== Dataset extract

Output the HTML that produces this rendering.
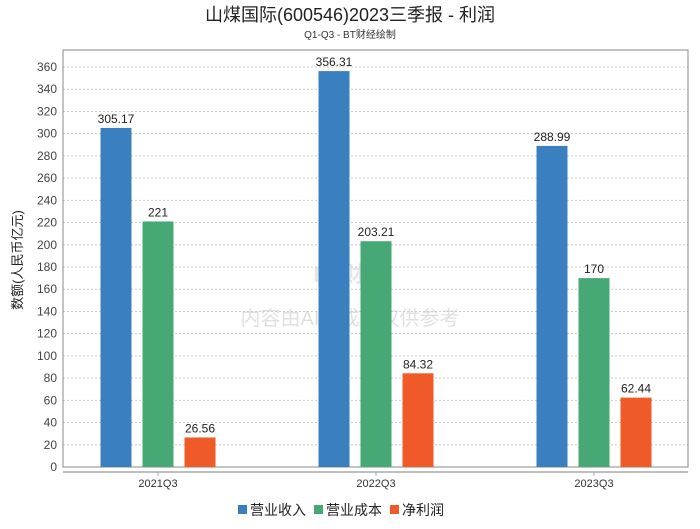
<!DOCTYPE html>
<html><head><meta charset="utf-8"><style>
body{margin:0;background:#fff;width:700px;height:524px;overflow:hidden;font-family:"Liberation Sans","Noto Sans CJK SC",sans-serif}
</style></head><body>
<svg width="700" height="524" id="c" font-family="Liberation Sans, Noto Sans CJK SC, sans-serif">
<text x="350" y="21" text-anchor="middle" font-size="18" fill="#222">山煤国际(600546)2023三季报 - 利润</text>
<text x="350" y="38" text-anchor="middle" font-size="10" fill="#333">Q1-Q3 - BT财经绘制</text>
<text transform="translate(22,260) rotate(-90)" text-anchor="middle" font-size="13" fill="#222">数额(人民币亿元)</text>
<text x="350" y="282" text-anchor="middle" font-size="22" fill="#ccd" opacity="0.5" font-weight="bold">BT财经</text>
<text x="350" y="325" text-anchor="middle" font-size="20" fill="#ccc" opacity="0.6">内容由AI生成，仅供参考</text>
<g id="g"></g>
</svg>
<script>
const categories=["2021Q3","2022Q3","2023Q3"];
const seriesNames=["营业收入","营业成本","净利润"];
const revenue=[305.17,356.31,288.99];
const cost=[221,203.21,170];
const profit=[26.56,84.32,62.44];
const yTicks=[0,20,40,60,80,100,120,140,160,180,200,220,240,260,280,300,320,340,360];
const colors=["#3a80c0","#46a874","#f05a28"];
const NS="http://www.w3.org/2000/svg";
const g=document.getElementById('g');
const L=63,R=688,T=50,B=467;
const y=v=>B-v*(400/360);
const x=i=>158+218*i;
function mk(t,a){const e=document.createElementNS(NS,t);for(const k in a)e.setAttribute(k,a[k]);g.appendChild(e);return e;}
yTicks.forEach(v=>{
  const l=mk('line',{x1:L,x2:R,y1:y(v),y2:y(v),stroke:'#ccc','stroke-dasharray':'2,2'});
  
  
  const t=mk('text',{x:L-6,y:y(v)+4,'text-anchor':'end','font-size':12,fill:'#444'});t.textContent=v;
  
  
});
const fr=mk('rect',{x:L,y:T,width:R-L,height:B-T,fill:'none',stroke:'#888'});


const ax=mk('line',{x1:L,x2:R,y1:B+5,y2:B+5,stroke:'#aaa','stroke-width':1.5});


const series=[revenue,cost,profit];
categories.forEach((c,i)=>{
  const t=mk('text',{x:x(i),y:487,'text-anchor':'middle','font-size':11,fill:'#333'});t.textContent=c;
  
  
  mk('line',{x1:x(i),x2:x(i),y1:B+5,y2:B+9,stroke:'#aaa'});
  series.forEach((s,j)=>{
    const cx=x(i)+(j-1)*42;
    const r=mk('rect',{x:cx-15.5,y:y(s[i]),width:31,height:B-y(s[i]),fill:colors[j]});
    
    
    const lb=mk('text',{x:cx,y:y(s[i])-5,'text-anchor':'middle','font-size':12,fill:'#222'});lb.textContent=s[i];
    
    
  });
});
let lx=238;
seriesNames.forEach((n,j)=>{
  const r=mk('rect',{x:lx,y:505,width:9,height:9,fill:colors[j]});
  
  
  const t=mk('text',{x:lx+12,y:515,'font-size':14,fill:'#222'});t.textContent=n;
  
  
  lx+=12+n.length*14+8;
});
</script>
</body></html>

====

Task requirements:
Copy every line of the data exactly as written, excluding the pictures.

Output:
Output the HTML that produces this rendering.
<!DOCTYPE html>
<html><head><meta charset="utf-8"><style>
body{margin:0;background:#fff;width:700px;height:524px;overflow:hidden;font-family:"Liberation Sans","Noto Sans CJK SC",sans-serif}
</style></head><body>
<svg width="700" height="524" id="c" font-family="Liberation Sans, Noto Sans CJK SC, sans-serif">
<text x="350" y="21" text-anchor="middle" font-size="18" fill="#222">山煤国际(600546)2023三季报 - 利润</text>
<text x="350" y="38" text-anchor="middle" font-size="10" fill="#333">Q1-Q3 - BT财经绘制</text>
<text transform="translate(22,260) rotate(-90)" text-anchor="middle" font-size="13" fill="#222">数额(人民币亿元)</text>
<text x="350" y="282" text-anchor="middle" font-size="22" fill="#ccd" opacity="0.5" font-weight="bold">BT财经</text>
<text x="350" y="325" text-anchor="middle" font-size="20" fill="#ccc" opacity="0.6">内容由AI生成，仅供参考</text>
<g id="g"></g>
</svg>
<script>
const categories=["2021Q3","2022Q3","2023Q3"];
const seriesNames=["营业收入","营业成本","净利润"];
const revenue=[305.17,356.31,288.99];
const cost=[221,203.21,170];
const profit=[26.56,84.32,62.44];
const yTicks=[0,20,40,60,80,100,120,140,160,180,200,220,240,260,280,300,320,340,360];
const colors=["#3a80c0","#46a874","#f05a28"];
const NS="http://www.w3.org/2000/svg";
const g=document.getElementById('g');
const L=63,R=688,T=50,B=467;
const y=v=>B-v*(400/360);
const x=i=>158+218*i;
function mk(t,a){const e=document.createElementNS(NS,t);for(const k in a)e.setAttribute(k,a[k]);g.appendChild(e);return e;}
yTicks.forEach(v=>{
  const l=mk('line',{x1:L,x2:R,y1:y(v),y2:y(v),stroke:'#ccc','stroke-dasharray':'2,2'});
  
  
  const t=mk('text',{x:L-6,y:y(v)+4,'text-anchor':'end','font-size':12,fill:'#444'});t.textContent=v;
  
  
});
const fr=mk('rect',{x:L,y:T,width:R-L,height:B-T,fill:'none',stroke:'#888'});


const ax=mk('line',{x1:L,x2:R,y1:B+5,y2:B+5,stroke:'#aaa','stroke-width':1.5});


const series=[revenue,cost,profit];
categories.forEach((c,i)=>{
  const t=mk('text',{x:x(i),y:487,'text-anchor':'middle','font-size':11,fill:'#333'});t.textContent=c;
  
  
  mk('line',{x1:x(i),x2:x(i),y1:B+5,y2:B+9,stroke:'#aaa'});
  series.forEach((s,j)=>{
    const cx=x(i)+(j-1)*42;
    const r=mk('rect',{x:cx-15.5,y:y(s[i]),width:31,height:B-y(s[i]),fill:colors[j]});
    
    
    const lb=mk('text',{x:cx,y:y(s[i])-5,'text-anchor':'middle','font-size':12,fill:'#222'});lb.textContent=s[i];
    
    
  });
});
let lx=238;
seriesNames.forEach((n,j)=>{
  const r=mk('rect',{x:lx,y:505,width:9,height:9,fill:colors[j]});
  
  
  const t=mk('text',{x:lx+12,y:515,'font-size':14,fill:'#222'});t.textContent=n;
  
  
  lx+=12+n.length*14+8;
});
</script>
</body></html>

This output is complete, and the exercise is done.